◆ Charts and diagrams as code
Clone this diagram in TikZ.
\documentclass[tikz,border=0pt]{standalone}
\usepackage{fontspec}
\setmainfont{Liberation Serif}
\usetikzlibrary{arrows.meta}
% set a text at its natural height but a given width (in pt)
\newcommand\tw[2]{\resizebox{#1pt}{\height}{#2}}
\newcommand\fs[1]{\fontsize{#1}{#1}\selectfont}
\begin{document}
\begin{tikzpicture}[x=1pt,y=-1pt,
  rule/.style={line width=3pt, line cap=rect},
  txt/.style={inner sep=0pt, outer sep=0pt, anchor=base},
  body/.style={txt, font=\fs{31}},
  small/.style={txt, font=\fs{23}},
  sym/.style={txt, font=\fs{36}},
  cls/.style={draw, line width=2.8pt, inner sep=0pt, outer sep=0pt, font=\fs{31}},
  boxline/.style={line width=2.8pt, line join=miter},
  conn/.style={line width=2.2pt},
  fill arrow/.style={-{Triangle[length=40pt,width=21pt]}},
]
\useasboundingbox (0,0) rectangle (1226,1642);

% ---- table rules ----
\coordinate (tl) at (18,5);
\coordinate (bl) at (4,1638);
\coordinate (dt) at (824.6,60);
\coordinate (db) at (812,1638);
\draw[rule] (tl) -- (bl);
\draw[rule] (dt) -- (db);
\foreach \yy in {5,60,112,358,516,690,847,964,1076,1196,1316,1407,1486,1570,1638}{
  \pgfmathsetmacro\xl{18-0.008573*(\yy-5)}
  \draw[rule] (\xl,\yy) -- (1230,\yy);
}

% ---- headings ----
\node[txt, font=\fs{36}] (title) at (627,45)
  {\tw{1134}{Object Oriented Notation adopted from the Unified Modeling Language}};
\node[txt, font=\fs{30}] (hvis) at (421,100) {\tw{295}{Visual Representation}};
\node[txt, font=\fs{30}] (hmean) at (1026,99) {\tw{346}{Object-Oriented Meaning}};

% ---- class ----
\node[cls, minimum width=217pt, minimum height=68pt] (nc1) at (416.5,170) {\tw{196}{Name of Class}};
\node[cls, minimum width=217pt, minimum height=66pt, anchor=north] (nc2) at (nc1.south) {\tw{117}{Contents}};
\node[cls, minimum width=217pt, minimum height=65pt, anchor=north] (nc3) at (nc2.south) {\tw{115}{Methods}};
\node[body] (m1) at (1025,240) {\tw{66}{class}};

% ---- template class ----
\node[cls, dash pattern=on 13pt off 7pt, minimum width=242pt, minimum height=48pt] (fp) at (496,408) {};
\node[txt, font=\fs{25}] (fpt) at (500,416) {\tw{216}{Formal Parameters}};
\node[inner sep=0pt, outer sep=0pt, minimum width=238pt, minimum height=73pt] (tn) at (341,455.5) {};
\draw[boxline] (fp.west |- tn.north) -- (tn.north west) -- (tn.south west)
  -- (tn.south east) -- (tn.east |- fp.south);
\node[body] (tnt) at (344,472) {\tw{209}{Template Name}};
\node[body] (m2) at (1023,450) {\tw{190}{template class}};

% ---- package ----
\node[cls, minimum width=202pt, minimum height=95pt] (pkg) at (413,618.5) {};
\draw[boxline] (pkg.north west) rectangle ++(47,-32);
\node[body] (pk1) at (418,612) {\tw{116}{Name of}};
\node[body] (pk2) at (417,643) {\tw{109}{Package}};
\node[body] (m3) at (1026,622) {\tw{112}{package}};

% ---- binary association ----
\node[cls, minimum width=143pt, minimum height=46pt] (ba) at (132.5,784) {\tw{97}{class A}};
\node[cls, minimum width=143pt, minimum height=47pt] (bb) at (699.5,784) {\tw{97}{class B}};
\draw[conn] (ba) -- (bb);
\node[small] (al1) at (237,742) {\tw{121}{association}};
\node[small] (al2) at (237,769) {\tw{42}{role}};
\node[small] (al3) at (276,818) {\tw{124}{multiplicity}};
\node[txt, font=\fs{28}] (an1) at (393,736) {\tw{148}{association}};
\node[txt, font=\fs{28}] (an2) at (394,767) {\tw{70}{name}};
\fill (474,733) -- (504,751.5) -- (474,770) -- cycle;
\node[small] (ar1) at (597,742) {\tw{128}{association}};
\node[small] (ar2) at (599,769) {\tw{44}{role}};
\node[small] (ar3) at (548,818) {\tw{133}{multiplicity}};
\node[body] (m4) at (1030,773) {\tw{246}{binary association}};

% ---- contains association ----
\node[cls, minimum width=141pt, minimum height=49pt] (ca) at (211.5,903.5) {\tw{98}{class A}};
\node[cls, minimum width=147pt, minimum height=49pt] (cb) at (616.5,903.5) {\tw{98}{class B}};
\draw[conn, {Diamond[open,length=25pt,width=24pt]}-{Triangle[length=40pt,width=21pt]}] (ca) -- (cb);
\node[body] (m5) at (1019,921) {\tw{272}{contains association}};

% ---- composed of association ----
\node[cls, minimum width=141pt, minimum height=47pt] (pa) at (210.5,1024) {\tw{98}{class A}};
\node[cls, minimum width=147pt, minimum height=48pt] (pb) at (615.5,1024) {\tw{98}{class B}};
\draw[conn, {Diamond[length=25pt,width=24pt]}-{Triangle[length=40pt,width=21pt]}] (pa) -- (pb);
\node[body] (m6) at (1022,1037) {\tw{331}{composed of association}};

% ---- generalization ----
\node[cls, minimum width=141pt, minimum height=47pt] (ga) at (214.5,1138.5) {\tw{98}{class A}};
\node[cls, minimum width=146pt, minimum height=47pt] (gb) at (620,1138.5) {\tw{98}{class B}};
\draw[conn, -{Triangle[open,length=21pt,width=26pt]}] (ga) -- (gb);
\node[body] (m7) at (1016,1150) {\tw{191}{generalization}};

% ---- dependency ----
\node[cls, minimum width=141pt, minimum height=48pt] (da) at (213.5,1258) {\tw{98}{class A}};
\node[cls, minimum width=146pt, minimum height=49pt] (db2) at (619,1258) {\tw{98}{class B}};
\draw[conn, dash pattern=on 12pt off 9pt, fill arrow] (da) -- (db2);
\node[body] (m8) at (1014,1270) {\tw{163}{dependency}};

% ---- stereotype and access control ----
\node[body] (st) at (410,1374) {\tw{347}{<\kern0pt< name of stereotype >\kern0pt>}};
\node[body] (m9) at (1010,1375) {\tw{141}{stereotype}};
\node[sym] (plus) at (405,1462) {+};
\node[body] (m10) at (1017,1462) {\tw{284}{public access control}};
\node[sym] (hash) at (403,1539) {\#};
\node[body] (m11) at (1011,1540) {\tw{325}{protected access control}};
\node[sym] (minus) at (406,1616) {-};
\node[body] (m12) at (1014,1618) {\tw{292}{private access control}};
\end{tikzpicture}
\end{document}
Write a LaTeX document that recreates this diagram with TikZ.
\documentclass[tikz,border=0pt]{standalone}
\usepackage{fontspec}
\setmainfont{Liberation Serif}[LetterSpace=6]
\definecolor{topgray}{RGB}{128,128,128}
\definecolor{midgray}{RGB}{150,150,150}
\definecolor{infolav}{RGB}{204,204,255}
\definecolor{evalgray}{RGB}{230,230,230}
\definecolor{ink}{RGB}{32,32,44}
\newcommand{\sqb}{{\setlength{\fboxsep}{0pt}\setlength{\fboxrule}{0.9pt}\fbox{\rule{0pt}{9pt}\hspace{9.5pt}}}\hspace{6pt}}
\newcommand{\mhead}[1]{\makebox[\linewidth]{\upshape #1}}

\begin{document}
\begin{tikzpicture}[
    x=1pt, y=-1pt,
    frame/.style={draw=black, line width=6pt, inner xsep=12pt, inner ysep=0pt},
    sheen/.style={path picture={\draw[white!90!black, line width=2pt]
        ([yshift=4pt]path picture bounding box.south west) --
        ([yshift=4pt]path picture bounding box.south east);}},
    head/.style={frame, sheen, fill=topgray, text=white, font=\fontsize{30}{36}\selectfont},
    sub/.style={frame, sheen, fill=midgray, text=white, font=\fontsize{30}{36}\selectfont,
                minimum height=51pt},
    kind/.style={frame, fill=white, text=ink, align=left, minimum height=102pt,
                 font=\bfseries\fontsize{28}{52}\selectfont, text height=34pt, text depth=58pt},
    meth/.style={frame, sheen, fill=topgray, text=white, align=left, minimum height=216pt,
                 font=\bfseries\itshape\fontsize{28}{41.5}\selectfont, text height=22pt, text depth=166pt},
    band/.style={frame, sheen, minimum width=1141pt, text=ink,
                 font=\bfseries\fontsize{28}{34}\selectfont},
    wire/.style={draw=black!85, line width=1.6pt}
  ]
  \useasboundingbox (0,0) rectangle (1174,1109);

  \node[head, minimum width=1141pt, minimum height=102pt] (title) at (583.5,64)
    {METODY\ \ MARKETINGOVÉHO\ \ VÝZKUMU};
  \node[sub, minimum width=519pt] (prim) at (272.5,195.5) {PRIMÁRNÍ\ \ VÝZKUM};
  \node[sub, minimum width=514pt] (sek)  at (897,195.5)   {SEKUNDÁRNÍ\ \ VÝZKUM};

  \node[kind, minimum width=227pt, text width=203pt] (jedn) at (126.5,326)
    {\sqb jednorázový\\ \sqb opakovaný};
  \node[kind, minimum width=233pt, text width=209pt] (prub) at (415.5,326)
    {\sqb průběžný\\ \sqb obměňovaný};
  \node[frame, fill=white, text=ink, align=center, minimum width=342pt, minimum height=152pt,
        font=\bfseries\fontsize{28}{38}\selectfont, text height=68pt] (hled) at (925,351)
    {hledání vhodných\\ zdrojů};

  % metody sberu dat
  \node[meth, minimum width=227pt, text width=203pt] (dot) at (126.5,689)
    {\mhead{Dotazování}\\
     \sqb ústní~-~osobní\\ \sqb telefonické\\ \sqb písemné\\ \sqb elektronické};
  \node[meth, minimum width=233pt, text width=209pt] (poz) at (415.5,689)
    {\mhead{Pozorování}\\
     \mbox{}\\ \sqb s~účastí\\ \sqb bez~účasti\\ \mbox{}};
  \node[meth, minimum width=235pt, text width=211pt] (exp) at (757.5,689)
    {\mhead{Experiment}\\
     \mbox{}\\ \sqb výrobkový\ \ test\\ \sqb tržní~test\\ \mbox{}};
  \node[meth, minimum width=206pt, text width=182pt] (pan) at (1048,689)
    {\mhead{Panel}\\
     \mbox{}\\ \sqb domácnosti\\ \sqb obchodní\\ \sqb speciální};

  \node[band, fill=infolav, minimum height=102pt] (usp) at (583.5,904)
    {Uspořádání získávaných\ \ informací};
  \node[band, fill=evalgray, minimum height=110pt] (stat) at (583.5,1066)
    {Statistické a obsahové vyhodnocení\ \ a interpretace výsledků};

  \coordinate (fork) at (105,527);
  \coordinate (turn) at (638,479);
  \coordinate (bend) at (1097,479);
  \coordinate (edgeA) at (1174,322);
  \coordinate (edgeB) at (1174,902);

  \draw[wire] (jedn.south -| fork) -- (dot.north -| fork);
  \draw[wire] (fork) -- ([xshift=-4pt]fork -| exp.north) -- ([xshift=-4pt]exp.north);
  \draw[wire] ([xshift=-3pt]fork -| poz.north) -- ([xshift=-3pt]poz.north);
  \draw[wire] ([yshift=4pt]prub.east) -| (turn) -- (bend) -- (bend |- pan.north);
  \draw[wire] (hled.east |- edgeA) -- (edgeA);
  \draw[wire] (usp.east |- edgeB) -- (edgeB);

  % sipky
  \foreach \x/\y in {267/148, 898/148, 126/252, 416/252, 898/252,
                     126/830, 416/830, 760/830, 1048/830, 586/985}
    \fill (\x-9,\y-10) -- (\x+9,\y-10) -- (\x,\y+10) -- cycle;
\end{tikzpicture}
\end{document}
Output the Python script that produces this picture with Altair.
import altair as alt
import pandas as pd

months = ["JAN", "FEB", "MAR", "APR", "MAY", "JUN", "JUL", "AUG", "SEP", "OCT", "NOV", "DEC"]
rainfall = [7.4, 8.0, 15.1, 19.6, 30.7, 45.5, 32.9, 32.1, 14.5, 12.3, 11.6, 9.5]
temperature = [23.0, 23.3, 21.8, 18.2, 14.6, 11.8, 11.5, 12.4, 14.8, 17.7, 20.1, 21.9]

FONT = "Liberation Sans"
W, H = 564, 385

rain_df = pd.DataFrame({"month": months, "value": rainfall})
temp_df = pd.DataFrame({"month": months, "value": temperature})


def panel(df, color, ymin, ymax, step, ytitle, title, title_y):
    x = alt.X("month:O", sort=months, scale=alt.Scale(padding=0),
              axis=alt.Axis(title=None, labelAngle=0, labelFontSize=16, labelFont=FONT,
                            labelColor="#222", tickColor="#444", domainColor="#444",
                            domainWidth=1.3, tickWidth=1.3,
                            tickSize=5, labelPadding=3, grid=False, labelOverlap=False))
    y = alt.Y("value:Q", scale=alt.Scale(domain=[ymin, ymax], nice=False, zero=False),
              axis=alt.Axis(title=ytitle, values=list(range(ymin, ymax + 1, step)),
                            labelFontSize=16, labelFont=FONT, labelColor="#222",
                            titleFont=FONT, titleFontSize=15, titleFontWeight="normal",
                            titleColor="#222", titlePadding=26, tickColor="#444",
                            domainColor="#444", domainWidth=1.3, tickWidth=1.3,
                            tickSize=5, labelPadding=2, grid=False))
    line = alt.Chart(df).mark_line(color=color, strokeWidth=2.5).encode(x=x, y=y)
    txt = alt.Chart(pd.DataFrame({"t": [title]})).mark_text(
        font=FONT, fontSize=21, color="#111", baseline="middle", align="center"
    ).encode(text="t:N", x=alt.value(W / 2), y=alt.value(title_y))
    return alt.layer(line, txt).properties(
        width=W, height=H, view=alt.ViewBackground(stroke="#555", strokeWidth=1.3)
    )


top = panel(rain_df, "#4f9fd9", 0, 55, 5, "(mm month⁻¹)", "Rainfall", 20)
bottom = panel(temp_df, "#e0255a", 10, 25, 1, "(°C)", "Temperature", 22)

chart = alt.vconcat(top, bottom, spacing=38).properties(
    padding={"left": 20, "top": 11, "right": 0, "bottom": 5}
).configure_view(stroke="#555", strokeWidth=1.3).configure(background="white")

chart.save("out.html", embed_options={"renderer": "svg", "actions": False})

◆ GIVEN PROBLEM
In the listing above, find the line containing "Write a LaTeX" and the line containing "(0,0) rectangle (1174,1109);", then repeat those two lines and everything between them exactly.

◆ WRITTEN SOLUTION
Write a LaTeX document that recreates this diagram with TikZ.
\documentclass[tikz,border=0pt]{standalone}
\usepackage{fontspec}
\setmainfont{Liberation Serif}[LetterSpace=6]
\definecolor{topgray}{RGB}{128,128,128}
\definecolor{midgray}{RGB}{150,150,150}
\definecolor{infolav}{RGB}{204,204,255}
\definecolor{evalgray}{RGB}{230,230,230}
\definecolor{ink}{RGB}{32,32,44}
\newcommand{\sqb}{{\setlength{\fboxsep}{0pt}\setlength{\fboxrule}{0.9pt}\fbox{\rule{0pt}{9pt}\hspace{9.5pt}}}\hspace{6pt}}
\newcommand{\mhead}[1]{\makebox[\linewidth]{\upshape #1}}

\begin{document}
\begin{tikzpicture}[
    x=1pt, y=-1pt,
    frame/.style={draw=black, line width=6pt, inner xsep=12pt, inner ysep=0pt},
    sheen/.style={path picture={\draw[white!90!black, line width=2pt]
        ([yshift=4pt]path picture bounding box.south west) --
        ([yshift=4pt]path picture bounding box.south east);}},
    head/.style={frame, sheen, fill=topgray, text=white, font=\fontsize{30}{36}\selectfont},
    sub/.style={frame, sheen, fill=midgray, text=white, font=\fontsize{30}{36}\selectfont,
                minimum height=51pt},
    kind/.style={frame, fill=white, text=ink, align=left, minimum height=102pt,
                 font=\bfseries\fontsize{28}{52}\selectfont, text height=34pt, text depth=58pt},
    meth/.style={frame, sheen, fill=topgray, text=white, align=left, minimum height=216pt,
                 font=\bfseries\itshape\fontsize{28}{41.5}\selectfont, text height=22pt, text depth=166pt},
    band/.style={frame, sheen, minimum width=1141pt, text=ink,
                 font=\bfseries\fontsize{28}{34}\selectfont},
    wire/.style={draw=black!85, line width=1.6pt}
  ]
  \useasboundingbox (0,0) rectangle (1174,1109);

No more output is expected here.